To address the need for implementing regulations, we reviewed the
language and legislative history of the Feingold Amendment to the
AECA establishing a prohibition against certain incentive payments.
We also discussed the need for implementing regulations with
officials from seven major defense contractors. We interviewed
officials from the Department of Commerce and the Defense Security
Assistance Agency to determine their role, if any, in implementing
the Feingold Amendment.
We performed our review between March and July 1997 in accordance
with generally accepted government auditing standards.
We are sending copies of this report to the Secretaries of State,
Defense, and Commerce; the Director, Office of Management and Budget;
and interested congressional committees. Copies will also be made
available to others upon request.
Please contact me at (202) 512-4383 if you or your staff have any
questions concerning this report. Major contributors to this report
were John D. Heere, William T. Woods, Raymond J. Wyrsch, and Karen
Katherine V. Schinasi
Defense Acquisitions Issues
COMMENTS FROM THE DEPARTMENT OF
See printed edition (or .pdf version) for copy of Department of State's letter dated July 8, 1997.

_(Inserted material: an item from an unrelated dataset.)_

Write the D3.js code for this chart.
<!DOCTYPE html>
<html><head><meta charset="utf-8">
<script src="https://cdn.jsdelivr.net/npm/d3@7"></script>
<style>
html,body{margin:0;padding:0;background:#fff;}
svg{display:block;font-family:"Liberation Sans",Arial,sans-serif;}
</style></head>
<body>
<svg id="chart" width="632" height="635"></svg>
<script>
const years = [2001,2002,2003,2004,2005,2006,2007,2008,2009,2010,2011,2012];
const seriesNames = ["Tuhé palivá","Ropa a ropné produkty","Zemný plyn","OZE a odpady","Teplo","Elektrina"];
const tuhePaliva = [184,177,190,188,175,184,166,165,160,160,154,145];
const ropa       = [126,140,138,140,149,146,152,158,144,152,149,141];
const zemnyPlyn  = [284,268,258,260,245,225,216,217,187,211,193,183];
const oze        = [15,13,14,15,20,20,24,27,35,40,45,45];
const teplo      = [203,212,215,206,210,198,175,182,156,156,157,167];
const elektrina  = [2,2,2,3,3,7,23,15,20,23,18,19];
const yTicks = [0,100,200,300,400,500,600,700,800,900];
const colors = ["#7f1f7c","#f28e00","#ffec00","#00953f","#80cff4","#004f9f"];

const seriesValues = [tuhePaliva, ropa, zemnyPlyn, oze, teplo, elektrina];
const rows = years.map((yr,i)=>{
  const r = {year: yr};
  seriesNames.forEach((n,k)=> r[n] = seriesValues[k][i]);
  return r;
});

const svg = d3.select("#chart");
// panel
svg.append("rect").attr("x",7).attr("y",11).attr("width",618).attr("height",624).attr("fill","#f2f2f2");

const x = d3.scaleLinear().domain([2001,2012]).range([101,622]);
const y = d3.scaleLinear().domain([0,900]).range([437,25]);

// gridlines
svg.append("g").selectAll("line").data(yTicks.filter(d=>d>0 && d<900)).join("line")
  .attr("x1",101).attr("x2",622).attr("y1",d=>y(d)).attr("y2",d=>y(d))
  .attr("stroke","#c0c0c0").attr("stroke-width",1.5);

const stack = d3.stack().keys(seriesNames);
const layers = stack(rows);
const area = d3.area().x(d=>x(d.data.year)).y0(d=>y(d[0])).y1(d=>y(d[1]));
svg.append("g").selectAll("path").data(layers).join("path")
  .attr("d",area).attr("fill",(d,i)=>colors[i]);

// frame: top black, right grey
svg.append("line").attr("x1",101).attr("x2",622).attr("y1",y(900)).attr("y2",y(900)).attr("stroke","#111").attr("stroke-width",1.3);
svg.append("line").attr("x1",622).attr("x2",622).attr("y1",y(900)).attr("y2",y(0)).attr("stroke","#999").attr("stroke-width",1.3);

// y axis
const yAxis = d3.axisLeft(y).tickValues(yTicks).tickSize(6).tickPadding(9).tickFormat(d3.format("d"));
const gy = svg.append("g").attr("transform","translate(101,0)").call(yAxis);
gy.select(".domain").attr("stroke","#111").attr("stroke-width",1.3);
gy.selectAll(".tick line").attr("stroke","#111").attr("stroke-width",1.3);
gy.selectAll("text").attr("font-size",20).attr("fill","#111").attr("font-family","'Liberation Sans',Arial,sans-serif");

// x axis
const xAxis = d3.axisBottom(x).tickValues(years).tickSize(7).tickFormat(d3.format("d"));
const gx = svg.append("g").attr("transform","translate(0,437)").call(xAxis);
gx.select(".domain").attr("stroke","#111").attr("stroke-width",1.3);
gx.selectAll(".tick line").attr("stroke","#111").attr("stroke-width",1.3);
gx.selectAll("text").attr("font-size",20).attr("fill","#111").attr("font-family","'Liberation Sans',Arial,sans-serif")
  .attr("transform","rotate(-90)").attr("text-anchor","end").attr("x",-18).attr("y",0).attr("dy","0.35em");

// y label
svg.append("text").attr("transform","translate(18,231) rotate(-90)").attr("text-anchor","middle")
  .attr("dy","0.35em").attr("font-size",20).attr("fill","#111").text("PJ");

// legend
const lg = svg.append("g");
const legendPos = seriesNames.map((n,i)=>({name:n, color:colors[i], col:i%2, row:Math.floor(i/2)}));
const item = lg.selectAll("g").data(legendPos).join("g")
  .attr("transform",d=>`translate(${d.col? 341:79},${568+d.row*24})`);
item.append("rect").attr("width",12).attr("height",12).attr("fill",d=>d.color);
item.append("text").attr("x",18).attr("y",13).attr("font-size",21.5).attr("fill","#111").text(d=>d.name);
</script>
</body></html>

The following is GAO's comment on the Department of State's letter
dated July 8, 1997.
1. State's assertion that the Department of Defense (DOD) concurs
with its position is inconsistent with the comments we obtained
directly from DOD. As discussed on page 5, DOD stated that while it
agrees with State that controls in place help to detect violations,
DOD's position is that a need still exists for State to issue
regulations that clarify terms and eliminate confusion.